Text-mining for diverse review topics: preliminary analysis of a study comparing search strategies developed with and without text-mining tools

Presentation video:




Oral session: Searching and information retrieval (2)


Wednesday 23 October 2019 - 16:00 to 17:30


All authors in correct order:

Paynter R1, Erinoff E2, Featherstone R3, Lege-Matsuura J2, Voisin C4, Fiordalisi C1, Stoeger E1, Huppert J5, Adam G6
1 Agency for Healthcare Research and Quality, Effective Health Care Program, Scientific Resource Center, USA
2 ECRI Evidence-based Practice Center, USA
3 Cochrane Editorial & Methods Department, UK
4 RTI International-University of North Carolina Evidence-based Practice Center, USA
5 Agency for Healthcare Research and Quality, USA
6 Brown University Evidence-based Practice Center, USA
Presenting author and contact person

Presenting author:

Robin Paynter

Contact person:

Abstract text
Background: in an era of explosive growth in biomedical evidence, improving systematic review search processes is critical. Text-mining tools (TMT) are a potentially powerful resource to improve and streamline search strategy development.

Objectives: to compare the costs and benefits of searches with and without TMT. Specific questions include: 1) do TMT decrease the time spent developing strategies?;
2) do TMT identify groups of records that can be safely excluded?;
3) do TMT improve search performance?;
4) how does the performance of TMT for developing strategies compare for simple or complex review topics?

Methods: in this prospective study, we plan to include 10 systematic review projects, classified by topic as simple or complex. Each project's Information Specialist will use conventional methods to create the search strategy, and a paired Information Specialist will independently create a MEDLINE search strategy for the same review project using text-mining tools. All text-mining searches will be created using freely available TMT to ensure our research methods may be replicated across diverse settings and our findings may be relevant to all review producers. We will collect search results from both MEDLINE strategies, code and remove duplicates, and send the citations to the review team for screening. When the draft report is submitted, we will use its final list of included studies to calculate the sensitivity, specificity, precision, and Number Needed to Read (NNR) for both MEDLINE strategies. We will also track the time spent by Information Specialists to conduct each task in their search development process.
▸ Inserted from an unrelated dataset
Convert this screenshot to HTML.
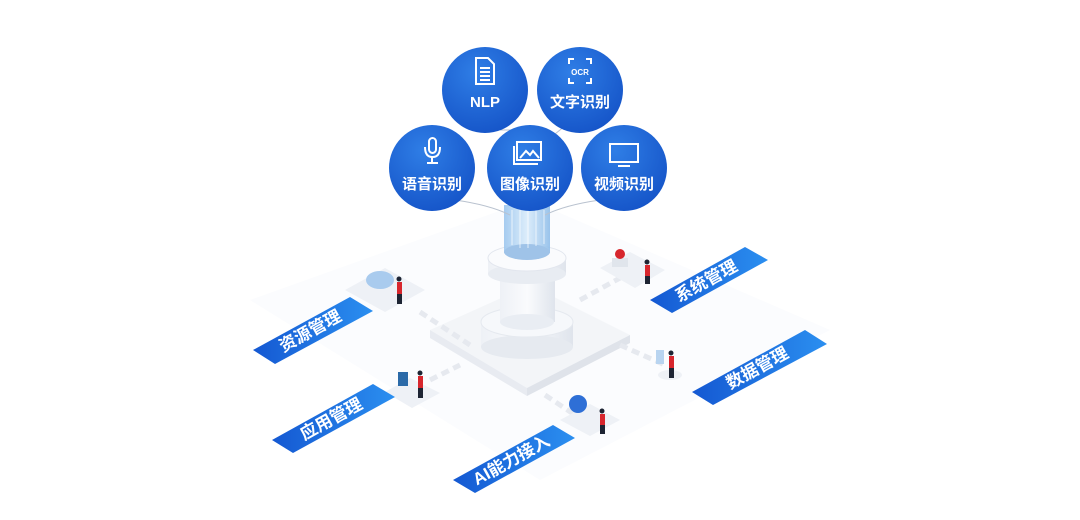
<!DOCTYPE html>
<html><head><meta charset="utf-8"><style>
html,body{margin:0;padding:0;background:#fff;}
svg{display:block}
.t{font-family:"Liberation Sans","Noto Sans CJK SC",sans-serif;font-weight:bold;fill:#fff;}
</style></head><body>
<svg width="1080" height="520" viewBox="0 0 1080 520" xmlns="http://www.w3.org/2000/svg">
<defs>
<radialGradient id="cg" cx="40%" cy="30%" r="75%">
<stop offset="0" stop-color="#2f7ee6"/><stop offset="1" stop-color="#1554c8"/></radialGradient>
<linearGradient id="bg" x1="0" y1="0" x2="1" y2="0">
<stop offset="0" stop-color="#1458d2"/><stop offset="1" stop-color="#2b8ff0"/></linearGradient>
<linearGradient id="gl" x1="0" y1="0" x2="1" y2="0">
<stop offset="0" stop-color="#9cc6ee"/><stop offset="0.5" stop-color="#d8ebfa"/><stop offset="1" stop-color="#8fbde9"/></linearGradient>
<linearGradient id="col" x1="0" y1="0" x2="1" y2="0">
<stop offset="0" stop-color="#eef1f6"/><stop offset="0.5" stop-color="#fafbfd"/><stop offset="1" stop-color="#dfe4ec"/></linearGradient>
</defs>
<polygon points="250,300 530,200 830,330 540,480" fill="#fbfcfe"/>
<polygon points="430,330 530,285 630,335 527,388" fill="#f3f5f8"/>
<polygon points="430,330 527,388 527,396 430,338" fill="#e8ebf1"/>
<polygon points="527,388 630,335 630,343 527,396" fill="#dfe3ea"/>
<g stroke="#e6e9ef" stroke-width="5" stroke-dasharray="8 5">
<line x1="420" y1="312" x2="470" y2="345"/><line x1="430" y1="380" x2="460" y2="365"/>
<line x1="580" y1="300" x2="620" y2="278"/><line x1="620" y1="345" x2="665" y2="365"/>
<line x1="545" y1="395" x2="575" y2="415"/></g>
<rect x="481" y="322" width="92" height="25" fill="url(#col)"/>
<ellipse cx="527" cy="347" rx="46" ry="12" fill="#e6eaf0"/>
<ellipse cx="527" cy="322" rx="46" ry="15" fill="#f6f8fb" stroke="#e5e9ef"/>
<rect x="500" y="272" width="55" height="50" fill="url(#col)"/>
<ellipse cx="527" cy="322" rx="27" ry="8" fill="#e9edf3"/>
<rect x="488" y="258" width="78" height="16" fill="url(#col)"/>
<ellipse cx="527" cy="274" rx="39" ry="10" fill="#e8ecf2"/>
<ellipse cx="527" cy="258" rx="39" ry="13" fill="#fafbfd" stroke="#e2e6ee"/>
<rect x="504" y="205" width="46" height="48" fill="url(#gl)" opacity="0.9"/>
<ellipse cx="527" cy="252" rx="23" ry="8" fill="#9fc3e8"/>
<g stroke="#ffffff" stroke-width="1" opacity="0.7">
<line x1="512" y1="210" x2="512" y2="245"/><line x1="520" y1="210" x2="520" y2="248"/><line x1="528" y1="210" x2="528" y2="248"/><line x1="536" y1="210" x2="536" y2="246"/><line x1="544" y1="210" x2="544" y2="244"/></g>
<g stroke="#b9c2cf" stroke-width="1" fill="none">
<path d="M455,200 Q490,205 510,215"/><path d="M600,200 Q565,205 545,215"/>
<line x1="500" y1="130" x2="512" y2="130"/><line x1="565" y1="126" x2="555" y2="134"/>
</g>
<polygon points="345,290 385,268 425,290 385,312" fill="#eef1f6"/>
<ellipse cx="380" cy="280" rx="14" ry="9" fill="#a9cbee"/>
<polygon points="600,268 630,252 665,270 635,288" fill="#eef1f6"/>
<rect x="612" y="258" width="16" height="9" fill="#e0e5ec"/>
<circle cx="620" cy="254" r="5" fill="#d7262d"/>
<polygon points="385,392 410,378 440,393 412,408" fill="#eef1f6"/>
<rect x="398" y="372" width="10" height="14" fill="#2b6aa8"/>
<polygon points="560,420 590,404 620,420 590,436" fill="#eef1f6"/>
<circle cx="578" cy="404" r="9" fill="#2e6fd6"/>
<ellipse cx="670" cy="375" rx="12" ry="5" fill="#eef1f6"/>
<rect x="656" y="350" width="8" height="14" fill="#b8d4f0"/>
<g fill="#d7262d">
<rect x="397" y="282" width="5" height="12"/><rect x="645" y="265" width="5" height="11"/>
<rect x="418" y="376" width="5" height="12"/><rect x="600" y="414" width="5" height="11"/>
<rect x="669" y="356" width="5" height="12"/></g>
<g fill="#1d2433">
<rect x="397" y="294" width="5" height="10"/><rect x="645" y="276" width="5" height="8"/>
<rect x="418" y="388" width="5" height="10"/><rect x="600" y="425" width="5" height="9"/>
<rect x="669" y="368" width="5" height="10"/>
<circle cx="399" cy="279" r="2.5"/><circle cx="647" cy="262" r="2.5"/><circle cx="420" cy="373" r="2.5"/><circle cx="602" cy="411" r="2.5"/><circle cx="671" cy="353" r="2.5"/></g>
<g fill="url(#cg)">
<circle cx="485" cy="90" r="43"/><circle cx="580" cy="90" r="43"/>
<circle cx="432" cy="168" r="43"/><circle cx="530" cy="168" r="43"/><circle cx="624" cy="168" r="43"/></g>
<g stroke="#fff" stroke-width="2" fill="none">
<path d="M476,58 h12 l6,6 v20 h-18 z"/><line x1="480" y1="68" x2="490" y2="68"/><line x1="480" y1="72" x2="490" y2="72"/><line x1="480" y1="76" x2="490" y2="76"/><line x1="480" y1="80" x2="490" y2="80"/>
<path d="M569,64 v-5 h5 M586,59 h5 v5 M591,78 v5 h-5 M574,83 h-5 v-5"/>
<rect x="429" y="138" width="7" height="15" rx="3.5"/><path d="M425,147 q0,10 7.5,10 q7.5,0 7.5,-10"/><line x1="432" y1="157" x2="432" y2="162"/><line x1="427" y1="163" x2="438" y2="163"/>
<rect x="517" y="142" width="24" height="18"/><path d="M514,146 v18 h24"/><path d="M520,158 l6,-7 l4,4 l3,-4 l6,7"/>
<rect x="610" y="144" width="28" height="18"/><line x1="618" y1="166" x2="630" y2="166"/>
</g>
<text x="580" y="75" class="t" font-size="8" text-anchor="middle">OCR</text>
<g class="t" font-size="15" text-anchor="middle">
<text x="485" y="107">NLP</text><text x="580" y="107">文字识别</text>
<text x="432" y="189">语音识别</text><text x="530" y="189">图像识别</text><text x="624" y="189">视频识别</text></g>
<g fill="url(#bg)">
<polygon points="253,350 350,297 373,311 275,364"/>
<polygon points="650,300 745,247 768,260 672,313"/>
<polygon points="692,392 805,330 827,344 713,405"/>
<polygon points="272,440 373,384 395,397 293,453"/>
<polygon points="453,480 553,425 575,438 475,493"/></g>
<g class="t" font-size="17" text-anchor="middle">
<text transform="translate(313,336) rotate(-29)">资源管理</text>
<text transform="translate(709,286) rotate(-29)">系统管理</text>
<text transform="translate(760,373) rotate(-29)">数据管理</text>
<text transform="translate(334,424) rotate(-29)">应用管理</text>
<text transform="translate(514,465) rotate(-29)">AI能力接入</text></g>
</svg>
</body></html>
We will analyze simple and complex topics separately to allow comparison.

Results: we will report the preliminary results from completed systematic reviews at the Colloquium.

Patient or healthcare consumer involvement: improvements to searching techniques positively affect the quality and efficiency of systematic review production, thereby providing better and more timely products on which consumers can base their healthcare decisions.